The containers I think are appropriate for your application.

However instead of std::string::find , if you implement your own KMP algorithm , then you can guarantee the time complexity to be linear in terms of the length of string + search string.
http://en.wikipedia.org/wiki/Knuth%E2%80%93Morris%E2%80%93Pratt_algorithm

As such the complexity of std::string::find is unspecified.
http://www.cplusplus.com/reference/string/string/find/

EDIT: As pointed out by this link, if the length of your strings is not large (more than 1000), then probably using std::string::find would be good enough since here tabulation etc is not needed.
C++ string::find complexity

If the result is used in the same block of code as the input string vector (it is so in your example) or even if you have a guarantee that everyone uses the result only while input exists, you don't need actually to copy strings. It could be an expensive operation, which considerably slows total algorithm.

Instead you could have a vector of pointers as the result:

vector <string*> result;

If the list of strings is "fixed" for many searches then you can do some simple preprocessing to speed up things quite considerably by using an inverted index.

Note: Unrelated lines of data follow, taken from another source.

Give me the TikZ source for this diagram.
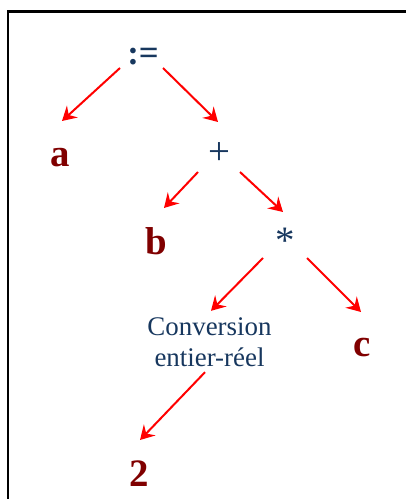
\documentclass[tikz,border=0pt]{standalone}
\usepackage{fontspec}
\setmainfont{Liberation Serif}
\usetikzlibrary{arrows.meta,calc}
\definecolor{opblue}{RGB}{23,55,94}
\definecolor{leafred}{RGB}{128,0,0}
\definecolor{arrred}{RGB}{255,0,0}

\begin{document}
\begin{tikzpicture}[x=1bp,y=-1bp,
  arr/.style={draw=arrred,line width=2bp,-{Stealth[length=14bp,width=16bp,inset=5bp]}},
  op/.style={anchor=base,inner sep=0pt,text=opblue,font=\fontsize{39}{41}\selectfont},
  leaf/.style={anchor=base,inner sep=0pt,text=leafred,font=\fontsize{39}{41}\selectfont\bfseries}]
\useasboundingbox (0,0) rectangle (406,499);

% frame (only the top and left sides show)
\draw [line width=2.5bp] (8,499) -- (8,11.3) -- (406,11.3);

% Text Node
\node [op,font=\fontsize{35}{37}\selectfont\bfseries] (assign) at (143,65) {:=};
% Text Node
\node [leaf] (a) at (60,167) {a};
% Text Node
\node [op] (plus) at (219,165) {+};
% Text Node
\node [leaf] (b) at (156,254) {b};
% Text Node
\node [op] (mul) at (285,253) {*};
% Text Node
\node [inner sep=0pt,text=opblue,align=center,font=\fontsize{27}{31}\selectfont] (conv) at (209.5,342.5) {Conversion\\entier-réel};
% Text Node
\node [leaf] (c) at (362,356) {c};
% Text Node
\node [leaf] (two) at (139,486) {2};

% arrows
\draw [arr] ($(assign.base)+(-23,3)$) -- ($(a.base)+(2,-46)$);
\draw [arr] ($(assign.base)+(20,3)$) -- ($(plus.base)+(-1,-43)$);
\draw [arr] ($(plus.base)+(-21,7)$) -- ($(b.base)+(8,-46)$);
\draw [arr] ($(plus.base)+(21,7)$) -- ($(mul.base)+(-2,-41)$);
\draw [arr] ($(mul.base)+(-22,5)$) -- ($(conv.north)+(1.5,-7)$);
\draw [arr] ($(mul.base)+(22,5)$) -- ($(c.base)+(-1,-44)$);
\draw [arr] ($(conv.south)+(-4.5,5)$) -- ($(two.base)+(1,-46)$);
\end{tikzpicture}
\end{document}
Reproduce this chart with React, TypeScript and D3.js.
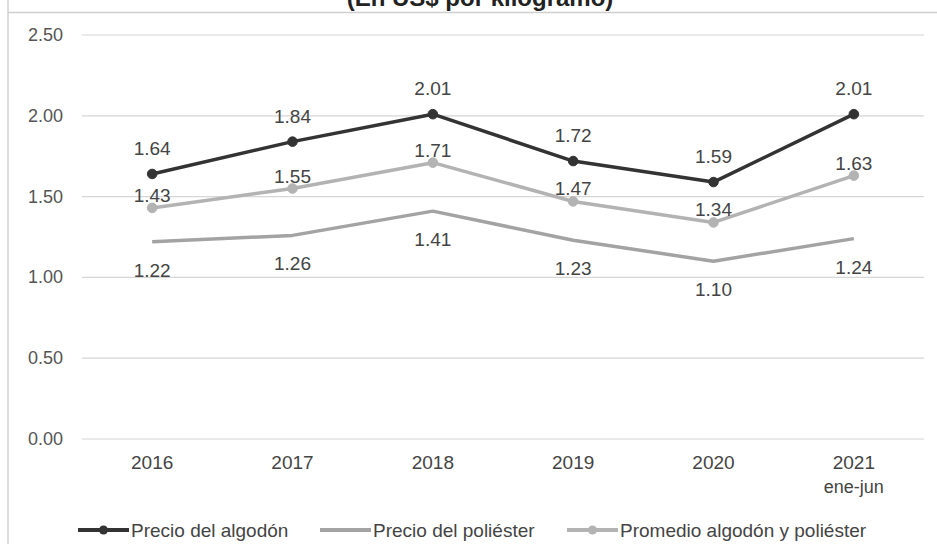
import React from "react";
import * as d3 from "d3";

// Chart data (US$ por kilogramo)
const years = ["2016", "2017", "2018", "2019", "2020", "2021"];
const yearSub = ["", "", "", "", "", "ene-jun"];
const algodon = [1.64, 1.84, 2.01, 1.72, 1.59, 2.01];
const poliester = [1.22, 1.26, 1.41, 1.23, 1.1, 1.24];
const promedio = [1.43, 1.55, 1.71, 1.47, 1.34, 1.63];
const yTicks = [0, 0.5, 1, 1.5, 2, 2.5];
const legendNames = ["Precio del algodón", "Precio del poliéster", "Promedio algodón y poliéster"];

const FONT = "'Liberation Sans', Arial, sans-serif";

const App = () => {
  const width = 937;
  const height = 544;

  const x = d3.scaleBand().domain(years).range([82, 924]);
  const y = d3.scaleLinear().domain([0, 2.5]).range([439, 35]);

  const line = d3
    .line<number>()
    .x((d, i) => (x(years[i]) as number) + x.bandwidth() / 2)
    .y((d) => y(d));

  const series = [
    { name: legendNames[0], values: algodon, color: "#333333", marker: true, labelDy: -19 },
    { name: legendNames[1], values: poliester, color: "#a3a3a3", marker: false, labelDy: 35 },
    { name: legendNames[2], values: promedio, color: "#b3b3b3", marker: true, labelDy: -6 },
  ];

  const legendX = [78, 320, 567];
  const cx = (i: number) => (x(years[i]) as number) + x.bandwidth() / 2;

  return (
    <svg
      width={width}
      height={height}
      style={{ position: "absolute", left: 0, top: 0, background: "#fff" }}
      fontFamily={FONT}
    >
      {/* frame */}
      <line x1={8} x2={8} y1={0} y2={height} stroke="#d0d0d0" strokeWidth={1.5} />
      <line x1={8} x2={width} y1={12.5} y2={12.5} stroke="#cfcfcf" strokeWidth={1.5} />

      {/* title (cut off at top) */}
      <text x={480} y={6} textAnchor="middle" fontSize={24} fontWeight="bold" fill="#222">
        (En US$ por kilogramo)
      </text>

      {/* grid + y labels */}
      {yTicks.map((t) => (
        <g key={t}>
          <line x1={82} x2={924} y1={y(t)} y2={y(t)} stroke="#d6d6d6" strokeWidth={1.2} />
          <text x={63} y={y(t) + 6} textAnchor="end" fontSize={18} fill="#555">
            {t.toFixed(2)}
          </text>
        </g>
      ))}

      {/* x labels */}
      {years.map((yr, i) => (
        <g key={yr}>
          <text x={cx(i)} y={469} textAnchor="middle" fontSize={19} fill="#444">
            {yr}
          </text>
          {yearSub[i] && (
            <text x={cx(i)} y={493} textAnchor="middle" fontSize={18} fill="#444">
              {yearSub[i]}
            </text>
          )}
        </g>
      ))}

      {/* lines, markers, labels */}
      {series.map((s) => (
        <g key={s.name}>
          <path d={line(s.values) || ""} fill="none" stroke={s.color} strokeWidth={3.5} strokeLinejoin="round" />
          {s.marker &&
            s.values.map((v, i) => (
              <circle key={i} cx={cx(i)} cy={y(v)} r={4.8} fill={s.color} stroke={s.color} />
            ))}
          {s.values.map((v, i) => (
            <text key={"l" + i} x={cx(i)} y={y(v) + s.labelDy} textAnchor="middle" fontSize={19} fill="#444">
              {v.toFixed(2)}
            </text>
          ))}
        </g>
      ))}

      {/* legend */}
      {series.map((s, i) => (
        <g key={"lg" + i} transform={`translate(${legendX[i]},530)`}>
          <line x1={0} x2={51} y1={0} y2={0} stroke={s.color} strokeWidth={4} />
          {s.marker && <circle cx={25.5} cy={0} r={4.5} fill={s.color} />}
          <text x={53} y={7} fontSize={19} fill="#444">
            {s.name}
          </text>
        </g>
      ))}
    </svg>
  );
};

export default App;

Build a map of all chars present in the strings, in other words for each possible char store a list of all strings containing that char:

std::map< char, std::vector<int> > index;
std::vector<std::string> strings;

void add_string(const std::string& s) {
    int new_pos = strings.size();
    strings.push_back(s);
    for (int i=0,n=s.size(); i<n; i++) {
        index[s[i]].push_back(new_pos);
    }
}

Then when asked to search for a substring you first check for all chars in the inverted index and iterate only on the list in the index with the smallest number of entries:

std::vector<std::string *> matching(const std::string& text) {
    std::vector<int> *best_ix = NULL;
    for (int i=0,n=text.size(); i<n; i++) {
        std::vector<int> *ix = &index[text[i]];
        if (best_ix == NULL || best_ix->size() > ix->size()) {
            best_ix = ix;
        }
    }

    std::vector<std::string *> result;
    if (best_ix) {
        for (int i=0,n=best_ix->size(); i<n; i++) {
            std::string& cand = strings[(*best_ix)[i]];
            if (cand.find(text) != std::string::npos) {
                result.push_back(&cand);
            }
        }
    } else {
        // Empty text as input, just return the whole list
        for (int i=0,n=strings.size(); i<n; i++) {
            result.push_back(&strings[i]);
        }
    }
    return result;
}

Many improvements are possible:

  • use a bigger index (eg using pairs of consecutive chars)
  • avoid considering very common chars (stop lists)
  • use hashes computed from triplets or longer sequences
  • search the intersection instead of searching the shorter list. Given the elements are added in order the vectors are anyway already sorted and intersection could be computed efficently even using vectors (see std::set_intersection ).

All of them may make sense or not depending on the parameters of the problem (how many strings, how long, how long is the text being searched ...).

If the source text is large and static (eg crawled webpages), then you can save search time by pre-building a suffix tree or a trie data structure. The search pattern can than traverse the tree to find matches.

If the source text is small and changes frequently, then your original approach is appropriate. The STL functions are generally very well optimized and have stood the test of time.